By Jim Steinberg Staff Writer
Posted: 04/21/2011 06:16:19 PM PDT

Government statistics released Thursday have given hard numbers to what we already knew.

The recession has taken its toll on residents of the San Bernardino-Riverside counties.

The per capita personal income of the Riverside/San Bernardino/Ontario Metropolitan Statistical Area dipped 2.8 percent in 2009 from 2008 levels.

For total personal income – which some economists say is the more meaningful of the two numbers – the decline was 1.6 percent.

With the Inland Empire region’s loss of 91,000 jobs in 2008 and 2009, the numbers are “not surprising,” said Esmael Adibi, director of the A. Gary Anderson Center for Economic Research at Chapman University in Orange.

Adibi prefers to look at the total personal income because the per capita income would be diluted by the region’s large numbers of children.

Personal income includes income from wages and personal businesses as well as interest and dividend income, he said.

Contrasting the new government findings with the go-go years of the past decade, Adibi noted that in 2006, total personal income grew 7.7 percent higher than in 2005.
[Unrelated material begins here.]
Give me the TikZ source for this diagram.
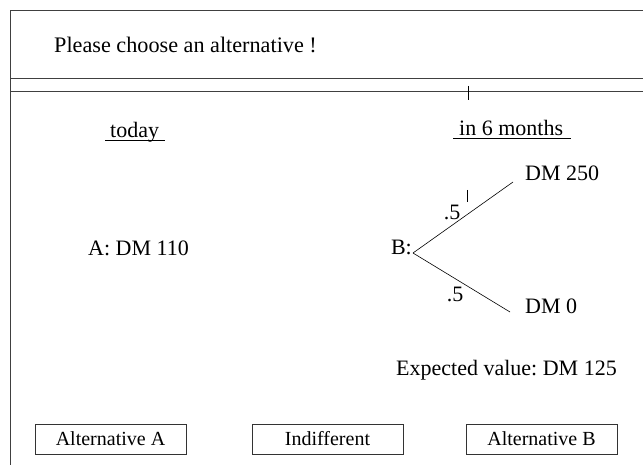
\documentclass[tikz,border=0pt]{standalone}
\usepackage{fontspec}
\setmainfont{Liberation Serif}
\frenchspacing
\begin{document}
\begin{tikzpicture}[x=1pt,y=-1pt,
  frameline/.style={line width=0.7pt,black!75},
  txt/.style={inner sep=0pt,font=\fontsize{22}{26}\selectfont},
  ul/.style={line width=0.8pt},
  btn/.style={draw,line width=0.6pt,black!80,text=black,minimum width=151pt,minimum height=30pt,inner sep=0pt,font=\fontsize{20}{24}\selectfont},
  branch/.style={line width=0.6pt}]
\useasboundingbox (0,0) rectangle (643,465);
% frame
\draw[frameline] (643,10) -- (10,10) -- (10,465);
\draw[frameline] (10,78) -- (643,78);
\draw[frameline] (10,91) -- (643,91);
\draw[line width=0.5pt] (468,86) -- (468,100);
% title
\node[txt,anchor=west,font=\fontsize{22.2}{26}\selectfont] (title) at (54,45) {Please choose an alternative !};
% column heads
\node[txt,anchor=base west] (today) at (110,138) {today};
\draw[ul] ([shift={(-5,2)}]today.base west) -- ([shift={(6,2)}]today.base east);
\node[txt,anchor=base west] (months) at (459,136) {in 6 months};
\draw[ul] ([shift={(-6,2)}]months.base west) -- ([shift={(8,2)}]months.base east);
% A
\node[txt,anchor=west] (A) at (88,248) {A: DM 110};
% B tree
\node[txt,anchor=east] (B) at (412,247) {B:};
\coordinate (apex) at (413,253);
\coordinate (up) at (513,182);
\coordinate (lo) at (510,312);
\draw[branch] (apex) -- (up);
\draw[branch] (apex) -- (lo);
\node[txt,anchor=west] (dm250) at (525,173) {DM 250};
\node[txt,anchor=west] (dm0) at (525,306) {DM 0};
\node[txt] (pu) at (452,212) {.5};
\node[txt] (pl) at (455,294) {.5};
\draw[line width=0.4pt] (467,190) -- (467,202);
\node[txt,anchor=west] (ev) at (396,370) {Expected value: DM 125};
% buttons
\node[btn] (bA) at (110.5,439) {Alternative A};
\node[btn] (bI) at (327.5,439) {Indifferent};
\node[btn] (bB) at (541.5,439) {Alternative B};
\end{tikzpicture}
\end{document}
“This is historical confirmation of what we already knew anyway, but it is still actually, quite, quite depressing,” said Johannes Moenius, associate professor at the University of Redlands’ Institute for Spacial Economic Analysis.

Moenius said that projecting these numbers forward into today’s world of rising gasoline and food prices, means Inland Empire residents are facing some serious hardships.

Incomes for 2010 and 2011 are not likely to be significantly different from the 2009 reading, he said, meaning that area residents are facing these vigorous price hikes with weakened financial resources, he said.

And the prospect of a weakening dollar could translate into fewer imports, which could hurt the region’s large warehousing and distribution network, he said.

Additionally, the area is weak in the number of people with college degrees and those with bachelors and masters degrees tend to be more insulated from downward economic pressures.

“I am not going to say this region is in a downward spiral – not yet – but it is going to be very difficult to pull out of this (economic slump),” Moenius said.

In 1999, the per capita personal income level for the Riverside-San Bernardino-Ontario metro area was $22,452 and ranked 283rd in the United States.

In 2009, the region had a per capita personal income level of $29,680 for a ranking of 330th out of 366 Metropolitan Statistical Areas in the nation.

In 2009, the region had total personal income of nearly $123 billion, for a ranking of 18th in the United States, up from 21st in the nation in 1999, when the region’s total personal income was $71.6 billion.

The growth of this number was propelled by the influx of people, for a population growth rate far higher than the rest of the nation, said John Husing, a Redlands-based economist who studies this region.

In terms of population, the region ranked 14 out of the 366 MSAs in 2009.